14 января изволила посетить: лазарет общества хлебопекарного и ремесленного сословия в здании ремесленной богадельни на Божедомке; лазарет при Московской духовной семинарии; лазарет при церкви Григория Богослова.
15 января изволила посетить: лазарет Е.Т. Ляминой в собственном доме на Новинском бульваре; лазарет церкви Спиридона Тримифунтского.
16 января изволила посетить: Николо-Песковский госпиталь; лазарет при храме Святителя Николая на Курьих ножках; лазарет, содержащийся на средства М.Н. Морозовой; лазарет имени П.И. Щербатова; лазарет городского попечительства о бедных.
17 января изволила посетить городской лазарет № 247 при первой больнице…»
И так далее, почти каждый день – лазареты и госпитали, больницы и приюты, мастерские и фабрики по производству вещей для фронта.
В «Тихом Доне» Шолохов нарисовал на великую княгиню злую и недостойную карикатуру. Летом 1914 года девятилетний будущий писатель лечился в глазной больнице доктора Снегирева в Колпачном переулке, и потом сюда же он поместил раненого Григория Мелехова, которого как-то слишком уж быстро распропагандировал другой раненый по фамилии Гаранжа: «С ужасом Григорий сознавал, что умный и злой украинец постепенно, неуклонно разрушает все его прежние понятия о царе, родине, о его казачьем воинском долге. В течение месяца после прихода Гаранжи прахом задымились все те устои, на которых покоилось сознание…» Шолохов не случайно разворачивает действие в глазной больнице: «Ну, хохол, спасибо, что глаза мне открыл. Теперь я зрячий и… злой!» – говорит Мелехов, прощаясь с агитатором. А вскоре он дает выплеск своей злости и зрячести: «Госпиталь высочайше соизволила посетить особа императорской фамилии… В полдень у подъезда вякнул автомобильный рожок, и в сопровождении должного количества свиты в настежь распахнутые двери госпиталя вошла особа… Начался обход палат. Особа задавала приличествующие ее положению и обстановке нелепые вопросы… Царственная особа, переходя от койки к койке, раздавала иконки. Толпа блестящих мундиров и густая волна дорогих духов надвигалась на Григория… „Вот они, на чью радость нас выгнали из родных куреней и кинули на смерть. Ах, гадюки! Проклятые! Дурноеды! Вот они, самые едучие вши на нашей хребтине!.. Не за эту ли… топтали мы конями чужие хлеба и убивали чужих людей? А полз я по жнивью и кричал? А страх? Оторвали от семьи, морили в казарме…“ – клубился в голове его кипящий ком мыслей. Пенная злоба поводила его губы… Григорий низал глазами лощеных офицеров свиты и останавливал мерклый взгляд на сумчатых щеках члена императорской фамилии.
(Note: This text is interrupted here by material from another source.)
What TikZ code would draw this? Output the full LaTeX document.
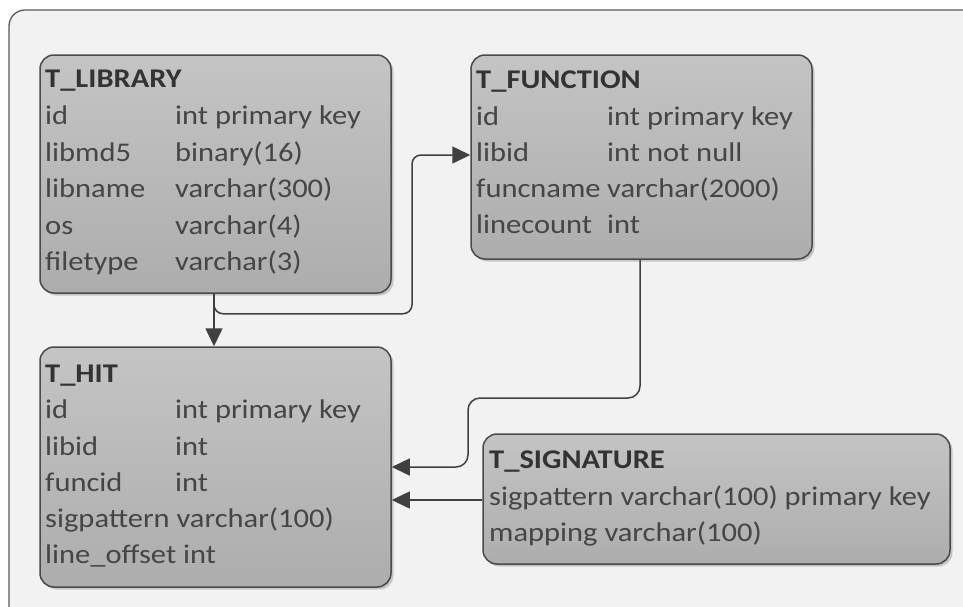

– Донской казак, георгиевский кавалер, – изгибаясь, указал на него заведующий, и таким тоном было это сказано, словно он сам заслужил этот крест.
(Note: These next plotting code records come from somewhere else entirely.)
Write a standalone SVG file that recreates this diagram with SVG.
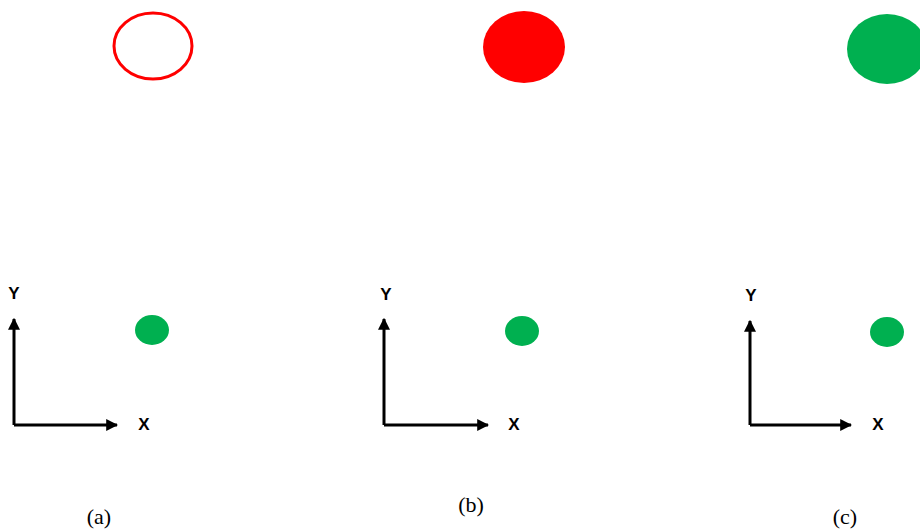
<svg xmlns="http://www.w3.org/2000/svg" width="920" height="531" viewBox="0 0 920 531">
<style>
.ax{stroke:#000;stroke-width:3;fill:none}
.lbl{font-family:"Liberation Sans",Arial,sans-serif;font-weight:bold;font-size:17px;fill:#000;text-anchor:middle}
.cap{font-family:"Liberation Serif","Times New Roman",serif;font-size:22px;fill:#000;text-anchor:middle}
.g{fill:#00B050}
</style>
<defs>
<marker id="ah" viewBox="0 0 10 10" refX="9" refY="5" markerWidth="4" markerHeight="4" orient="auto" markerUnits="strokeWidth">
<path d="M0,0 L10,5 L0,10 z" fill="#000"/>
</marker>
</defs>
<rect width="920" height="531" fill="#fff"/>
<g id="ring-a"><ellipse cx="153" cy="46" rx="39" ry="33" fill="none" stroke="#FF0000" stroke-width="3"/></g>
<g id="disk-b"><ellipse cx="524" cy="47" rx="41" ry="36" fill="#FF0000"/></g>
<g id="disk-c"><ellipse cx="887" cy="49" rx="40" ry="35" class="g"/></g>
<g id="dot-a"><ellipse cx="152" cy="330" rx="17" ry="15" class="g"/></g>
<g id="dot-b"><ellipse cx="522" cy="331" rx="17" ry="15" class="g"/></g>
<g id="dot-c"><ellipse cx="887" cy="332" rx="17" ry="15" class="g"/></g>
<g id="connectors">
<path class="ax" d="M14,425 V319" marker-end="url(#ah)"/>
<path class="ax" d="M14,425 H117" marker-end="url(#ah)"/>
<path class="ax" d="M384,425 V319" marker-end="url(#ah)"/>
<path class="ax" d="M384,425 H488" marker-end="url(#ah)"/>
<path class="ax" d="M750,425 V321" marker-end="url(#ah)"/>
<path class="ax" d="M750,425 H851" marker-end="url(#ah)"/>
</g>
<g id="labels">
<text class="lbl" x="14" y="299">Y</text>
<text class="lbl" x="144" y="430">X</text>
<text class="lbl" x="386" y="300">Y</text>
<text class="lbl" x="514" y="430">X</text>
<text class="lbl" x="751" y="301">Y</text>
<text class="lbl" x="878" y="430">X</text>
<text class="cap" x="99" y="524">(a)</text>
<text class="cap" x="471" y="512">(b)</text>
<text class="cap" x="845" y="524">(c)</text>
</g>
</svg>
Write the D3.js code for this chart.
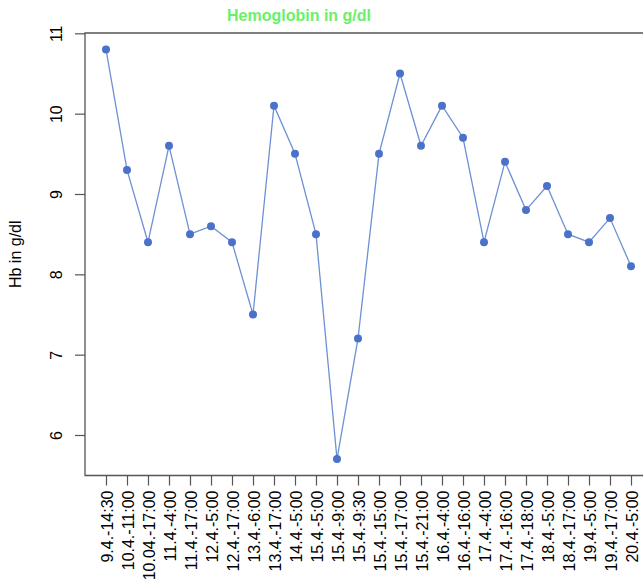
<!DOCTYPE html>
<html>
<head>
<meta charset="utf-8">
<script src="https://cdn.jsdelivr.net/npm/d3@7"></script>
<style>
  body { margin: 0; background: #fff; }
  svg { display: block; font-family: "Liberation Sans", Arial, sans-serif; }
</style>
</head>
<body>
<svg width="643" height="587"></svg>
<script>
var labels = ["9.4.-14:30", "10.4.-11:00", "10.04.-17:00", "11.4.-4:00", "11.4.-17:00",
	"12.4.-5:00", "12.4.-17:00", "13.4.-6:00", "13.4.-17:00", "14.4.-5:00",
	"15.4.-5:00", "15.4.-9:00", "15.4.-9:30", "15.4.-15:00", "15.4.-17:00",
	"15.4.-21:00", "16.4.-4:00", "16.4.-16:00", "17.4.-4:00", "17.4.-16:00",
	"17.4.-18:00", "18.4.-5:00", "18.4.-17:00", "19.4.-5:00", "19.4.-17:00", "20.4.-5:00"];
var hb = [10.8, 9.3, 8.4, 9.6, 8.5, 8.6, 8.4, 7.5, 10.1, 9.5,
	8.5, 5.7, 7.2, 9.5, 10.5, 9.6, 10.1, 9.7, 8.4, 9.4,
	8.8, 9.1, 8.5, 8.4, 8.7, 8.1];
var yTicks = [6, 7, 8, 9, 10, 11];

var svg = d3.select("svg");
var m = { left: 85, right: 652, top: 33, bottom: 475.5 };

// R-style 4% padding on both axes
var n = hb.length;
var x = d3.scaleLinear().domain([1 - 0.04 * (n - 1), n + 0.04 * (n - 1)]).range([m.left, m.right]);
var ext = d3.extent(hb), pad = (ext[1] - ext[0]) * 0.04;
var y = d3.scaleLinear().domain([ext[0] - pad, ext[1] + pad]).range([m.bottom, m.top]);

var data = hb.map(function(v, i) { return { i: i + 1, v: v, label: labels[i] }; });

// frame (right side lies outside the window)
svg.append("path")
	.attr("d", "M" + m.right + "," + m.top + "H" + m.left + "V" + m.bottom + "H" + m.right)
	.attr("fill", "none")
	.attr("stroke", "#555")
	.attr("stroke-width", 1.3);

// y axis
var yAxis = svg.append("g").attr("transform", "translate(" + m.left + ",0)")
	.call(d3.axisLeft(y).tickValues(yTicks).tickSize(10).tickFormat(d3.format("d")));
yAxis.select(".domain").remove();
yAxis.selectAll(".tick line").attr("stroke", "#555").attr("stroke-width", 1.2);
yAxis.selectAll(".tick text")
	.attr("font-size", 16).attr("fill", "#000")
	.attr("text-anchor", "middle")
	.attr("x", 0).attr("y", 0).attr("dy", 0)
	.attr("transform", "translate(-23,0) rotate(-90)");

// x axis
var xAxis = svg.append("g").attr("transform", "translate(0," + m.bottom + ")")
	.call(d3.axisBottom(x).tickValues(d3.range(1, n + 1)).tickSize(10).tickFormat(function(d) { return labels[d - 1]; }));
xAxis.select(".domain").remove();
xAxis.selectAll(".tick line").attr("stroke", "#555").attr("stroke-width", 1.2);
xAxis.selectAll(".tick text")
	.attr("font-size", 16).attr("fill", "#000")
	.attr("text-anchor", "end")
	.attr("x", 0).attr("y", 0).attr("dy", 0)
	.attr("transform", "translate(6,15) rotate(-90)");

// y label
svg.append("text")
	.attr("transform", "translate(21," + ((m.top + m.bottom) / 2) + ") rotate(-90)")
	.attr("text-anchor", "middle")
	.attr("font-size", 16)
	.text("Hb in g/dl");

// title
svg.append("text")
	.attr("x", 299).attr("y", 21)
	.attr("text-anchor", "middle")
	.attr("font-size", 16)
	.attr("font-weight", "bold")
	.attr("fill", "#6bef6b")
	.text("Hemoglobin in g/dl");

// line + points
var line = d3.line().x(function(d) { return x(d.i); }).y(function(d) { return y(d.v); });
svg.append("path")
	.datum(data)
	.attr("d", line)
	.attr("fill", "none")
	.attr("stroke", "#6f90d4")
	.attr("stroke-width", 1.3);

svg.selectAll("circle.pt")
	.data(data)
	.enter().append("circle")
	.attr("class", "pt")
	.attr("cx", function(d) { return x(d.i); })
	.attr("cy", function(d) { return y(d.v); })
	.attr("r", 4)
	.attr("fill", "#4a72c8");
</script>
</body>
</html>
– Какой станицы? – спросила особа, держа наготове иконку.
– Вёшенской, ваше императорское высочество.
– За что имеешь крест?
В светлых пустых глазах особы тлела скука, пресыщенность. Рыжеватая левая бровь заученно приподнималась – это делало лицо особы более выразительным. Григорий на мгновение ощутил холодок и покалывание в груди; такое чувство являлось в первый момент атаки. Губы его неудержимо кривились, прыгали.
– Я бы… Мне бы по надобности сходить… по надобности, ваше императорское… по малой нужде… – Григорий качнулся, словно переломленный, указывая широким жестом под кровать.
Левая бровь особы стала дыбом, рука с иконкой застыла на полпути. Особа, недоуменно свесив брюзглую губу, повернулась к сопутствовавшему ей седому генералу с фразой на английском языке… Седой генерал, почтительно улыбаясь, на английском языке что-то доложил их императорскому высочеству, и особа соизволила милостиво сунуть в руки Григория иконку и даже одарить его высшей милостью: коснуться рукой его плеча… За его чудовищную, непростительную выходку в присутствии высокой особы администрация госпиталя лишила его питания на трое суток. Кормили его товарищи по палате и сердобольный, страдавший от грыжи повар».
Написано по-шолоховски ярко, забористо и – несправедливо. Его высокая особа – скучающая дура, брезгливая в отношении раненых, задающая нелепые вопросы. Елизавета Московская – деятельный, разбирающийся в медицине специалист, она не только одаривала иконками и конфетками, а при каждом посещении оценивала состояние того или иного медицинского учреждения, давала указания, принимала меры, оказывала помощь. Кстати, в описанное в романе время она действительно посещала глазную больницу, но не в Колпачном переулке, а на Тверской.